• **Set exercise**
All of the listing below must be repeated word for word. Pictures are the only thing to omit.

• **Source data**
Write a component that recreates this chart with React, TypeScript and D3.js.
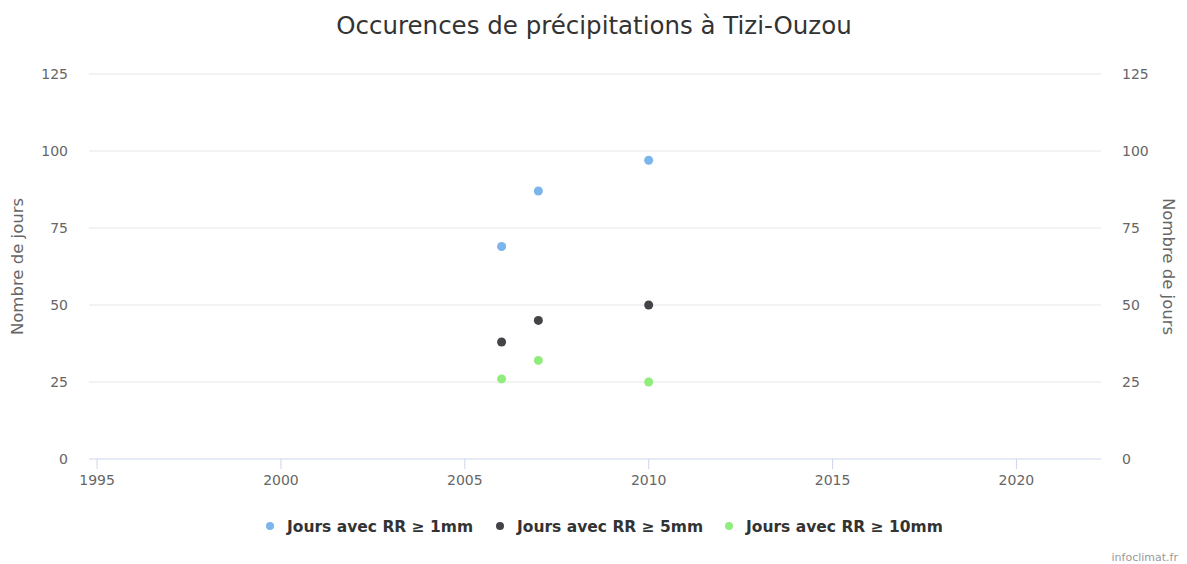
import * as React from 'react';
import * as d3 from 'd3';

const W = 1187;
const H = 564;

// data
const YEARS = [2006, 2007, 2010];
const RR1 = [69, 87, 97];
const RR5 = [38, 45, 50];
const RR10 = [26, 32, 25];
const X_TICKS = [1995, 2000, 2005, 2010, 2015, 2020];
const Y_TICKS = [0, 25, 50, 75, 100, 125];
const SERIES_NAMES = ['Jours avec RR \u2265 1mm', 'Jours avec RR \u2265 5mm', 'Jours avec RR \u2265 10mm'];
const COLORS = ['#7cb5ec', '#434348', '#90ed7d'];

const TITLE = 'Occurences de pr\u00e9cipitations \u00e0 Tizi-Ouzou';
const Y_LABEL = 'Nombre de jours';
const FONT = '"DejaVu Sans", "Open Sans", sans-serif';

const MARGINS = { top: 74, left: 89, right: 86, bottom: 105 };

export default function App() {
    const plotW = W - MARGINS.left - MARGINS.right;
    const plotH = H - MARGINS.top - MARGINS.bottom;

    const xScale = d3.scaleLinear().domain([1994.78, 2022.3]).range([0, plotW]);
    const yScale = d3.scaleLinear().domain([0, 125]).range([plotH, 0]);

    const series = [RR1, RR5, RR10].map((vals, k) => ({
        name: SERIES_NAMES[k],
        color: COLORS[k],
        points: YEARS.map((yr, i) => ({ x: yr, y: vals[i] })),
    }));

    // legend item positions (centered row)
    const legendX = [270, 500, 729];

    return (
        <svg width={W} height={H} style={{ position: 'absolute', left: 0, top: 0, background: '#fff' }}
            fontFamily={FONT}>
            <text x={594} y={34} textAnchor="middle" fontSize={24.5} fill="#333333">{TITLE}</text>

            <g transform={'translate(' + [MARGINS.left, MARGINS.top] + ')'}>
                {/* horizontal grid lines */}
                {Y_TICKS.filter(t => t > 0).map(t => (
                    <line key={'g' + t} x1={0} x2={plotW} y1={yScale(t)} y2={yScale(t)}
                        stroke="#e6e6e6" strokeWidth={1} />
                ))}
                {/* x axis */}
                <line x1={0} x2={plotW} y1={plotH} y2={plotH} stroke="#ccd6eb" strokeWidth={1} />
                {X_TICKS.map(t => (
                    <g key={'x' + t} transform={'translate(' + [xScale(t), plotH] + ')'}>
                        <line y1={0} y2={10} stroke="#ccd6eb" strokeWidth={1} />
                        <text y={26} textAnchor="middle" fontSize={14} fill="#666666">{t}</text>
                    </g>
                ))}
                {/* left y labels */}
                {Y_TICKS.map(t => (
                    <text key={'yl' + t} x={-21} y={yScale(t) + 5} textAnchor="end" fontSize={14} fill="#666666">{t}</text>
                ))}
                {/* right y labels */}
                {Y_TICKS.map(t => (
                    <text key={'yr' + t} x={plotW + 21} y={yScale(t) + 5} textAnchor="start" fontSize={14} fill="#666666">{t}</text>
                ))}

                {/* points */}
                {series.map(s => (
                    <g key={s.name}>
                        {s.points.map(p => (
                            <circle key={p.x} cx={xScale(p.x)} cy={yScale(p.y)} r={4.5} fill={s.color} />
                        ))}
                    </g>
                ))}
            </g>

            {/* axis titles */}
            <text transform={'translate(23,' + (MARGINS.top + plotH / 2) + ') rotate(-90)'} textAnchor="middle"
                fontSize={16.5} fill="#666666">{Y_LABEL}</text>
            <text transform={'translate(1163,' + (MARGINS.top + plotH / 2) + ') rotate(90)'} textAnchor="middle"
                fontSize={16.5} fill="#666666">{Y_LABEL}</text>

            {/* legend */}
            {series.map((s, k) => (
                <g key={'lg' + k} transform={'translate(' + [legendX[k], 526] + ')'}>
                    <circle cx={0} cy={0} r={4} fill={s.color} />
                    <text x={17} y={5.5} fontSize={15.5} fontWeight="bold" fill="#333333">{s.name}</text>
                </g>
            ))}

            <text x={1178} y={561} textAnchor="end" fontSize={11} fill="#999999">infoclimat.fr</text>
        </svg>
    );
}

• **Right answer**
Write a component that recreates this chart with React, TypeScript and D3.js.
import * as React from 'react';
import * as d3 from 'd3';

const W = 1187;
const H = 564;

// data
const YEARS = [2006, 2007, 2010];
const RR1 = [69, 87, 97];
const RR5 = [38, 45, 50];
const RR10 = [26, 32, 25];
const X_TICKS = [1995, 2000, 2005, 2010, 2015, 2020];
const Y_TICKS = [0, 25, 50, 75, 100, 125];
const SERIES_NAMES = ['Jours avec RR \u2265 1mm', 'Jours avec RR \u2265 5mm', 'Jours avec RR \u2265 10mm'];
const COLORS = ['#7cb5ec', '#434348', '#90ed7d'];

const TITLE = 'Occurences de pr\u00e9cipitations \u00e0 Tizi-Ouzou';
const Y_LABEL = 'Nombre de jours';
const FONT = '"DejaVu Sans", "Open Sans", sans-serif';

const MARGINS = { top: 74, left: 89, right: 86, bottom: 105 };

export default function App() {
    const plotW = W - MARGINS.left - MARGINS.right;
    const plotH = H - MARGINS.top - MARGINS.bottom;

    const xScale = d3.scaleLinear().domain([1994.78, 2022.3]).range([0, plotW]);
    const yScale = d3.scaleLinear().domain([0, 125]).range([plotH, 0]);

    const series = [RR1, RR5, RR10].map((vals, k) => ({
        name: SERIES_NAMES[k],
        color: COLORS[k],
        points: YEARS.map((yr, i) => ({ x: yr, y: vals[i] })),
    }));

    // legend item positions (centered row)
    const legendX = [270, 500, 729];

    return (
        <svg width={W} height={H} style={{ position: 'absolute', left: 0, top: 0, background: '#fff' }}
            fontFamily={FONT}>
            <text x={594} y={34} textAnchor="middle" fontSize={24.5} fill="#333333">{TITLE}</text>

            <g transform={'translate(' + [MARGINS.left, MARGINS.top] + ')'}>
                {/* horizontal grid lines */}
                {Y_TICKS.filter(t => t > 0).map(t => (
                    <line key={'g' + t} x1={0} x2={plotW} y1={yScale(t)} y2={yScale(t)}
                        stroke="#e6e6e6" strokeWidth={1} />
                ))}
                {/* x axis */}
                <line x1={0} x2={plotW} y1={plotH} y2={plotH} stroke="#ccd6eb" strokeWidth={1} />
                {X_TICKS.map(t => (
                    <g key={'x' + t} transform={'translate(' + [xScale(t), plotH] + ')'}>
                        <line y1={0} y2={10} stroke="#ccd6eb" strokeWidth={1} />
                        <text y={26} textAnchor="middle" fontSize={14} fill="#666666">{t}</text>
                    </g>
                ))}
                {/* left y labels */}
                {Y_TICKS.map(t => (
                    <text key={'yl' + t} x={-21} y={yScale(t) + 5} textAnchor="end" fontSize={14} fill="#666666">{t}</text>
                ))}
                {/* right y labels */}
                {Y_TICKS.map(t => (
                    <text key={'yr' + t} x={plotW + 21} y={yScale(t) + 5} textAnchor="start" fontSize={14} fill="#666666">{t}</text>
                ))}

                {/* points */}
                {series.map(s => (
                    <g key={s.name}>
                        {s.points.map(p => (
                            <circle key={p.x} cx={xScale(p.x)} cy={yScale(p.y)} r={4.5} fill={s.color} />
                        ))}
                    </g>
                ))}
            </g>

            {/* axis titles */}
            <text transform={'translate(23,' + (MARGINS.top + plotH / 2) + ') rotate(-90)'} textAnchor="middle"
                fontSize={16.5} fill="#666666">{Y_LABEL}</text>
            <text transform={'translate(1163,' + (MARGINS.top + plotH / 2) + ') rotate(90)'} textAnchor="middle"
                fontSize={16.5} fill="#666666">{Y_LABEL}</text>

            {/* legend */}
            {series.map((s, k) => (
                <g key={'lg' + k} transform={'translate(' + [legendX[k], 526] + ')'}>
                    <circle cx={0} cy={0} r={4} fill={s.color} />
                    <text x={17} y={5.5} fontSize={15.5} fontWeight="bold" fill="#333333">{s.name}</text>
                </g>
            ))}

            <text x={1178} y={561} textAnchor="end" fontSize={11} fill="#999999">infoclimat.fr</text>
        </svg>
    );
}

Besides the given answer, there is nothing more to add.